Jennifer Egan’s “Ask Me I Care” (TNY, Mar. 8, 2010) is told by a high school girl who joins a hard rock music scene in 1979. Her name is Rhea, her best friend is Jocelyn, they have a rich acquaintance called Alice, and they all gravitate around a couple of men who backbone a rock band called the Flaming Dildos: the “magnetic” Scotty, who loves bearing his chest, and the “electric” Bennie Salazar, who sports a Mohawk. I went through the names because the story revolves around a domino sequence of crushes: Rhea is infatuated with Bennie, Bennie with Alice, Alice with Scotty, and Scotty with Jocelyn. Jocelyn breaks the loop, because she goes for a sleazy record producer called Lou, who is much older than Jocelyn and abundantly progenied.

The sequence comes crashing down one night when the Flaming Dildos gets a chance to perform at an important club called the Mab (“where all the punk bands play”). Jocelyn makes out with the record producer in public, and so Scotty “now understands for real that Jocelyn has a boyfriend and that it isn’t him and never will be.” So he settles for Alice, who is delighted, and Bennie drifts away from everyone else. That leaves Rhea disappointed, and Alice ecstatic. Jocelyn later runs away from home chasing after Lou.
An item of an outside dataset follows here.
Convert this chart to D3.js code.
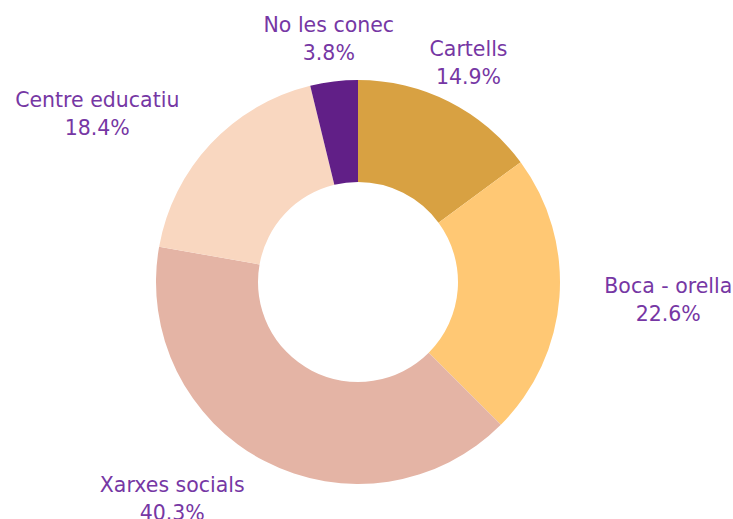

The story threads end up frayed, but we get a sense that Rhea has become more focused. Lou, of all people, gives her sound advice: she was always depressed by her freckles, but he tells her, “People will try to change you, Rhea […]. Don’t let ’em. […] You’re beautiful. Stay like this.” The story closes at Alice’s house, where Rhea sees what the world looks like during the day: Alice’s little sisters, whom they had always seen asleep, are awake and playing tetherball while wearing green uniforms that Rhea and her friends had merely talked about. It seems Rhea is seeing things more clearly now.

Well, that took a while. The story is not thrilling, but, as you can tell, it took tweezers to reconstruct it for a plot summary. There are good dialogues, and the fringe world the characters inhabit is convincingly portrayed. The point of view of a teenager works too. Not anthology material, but not bad.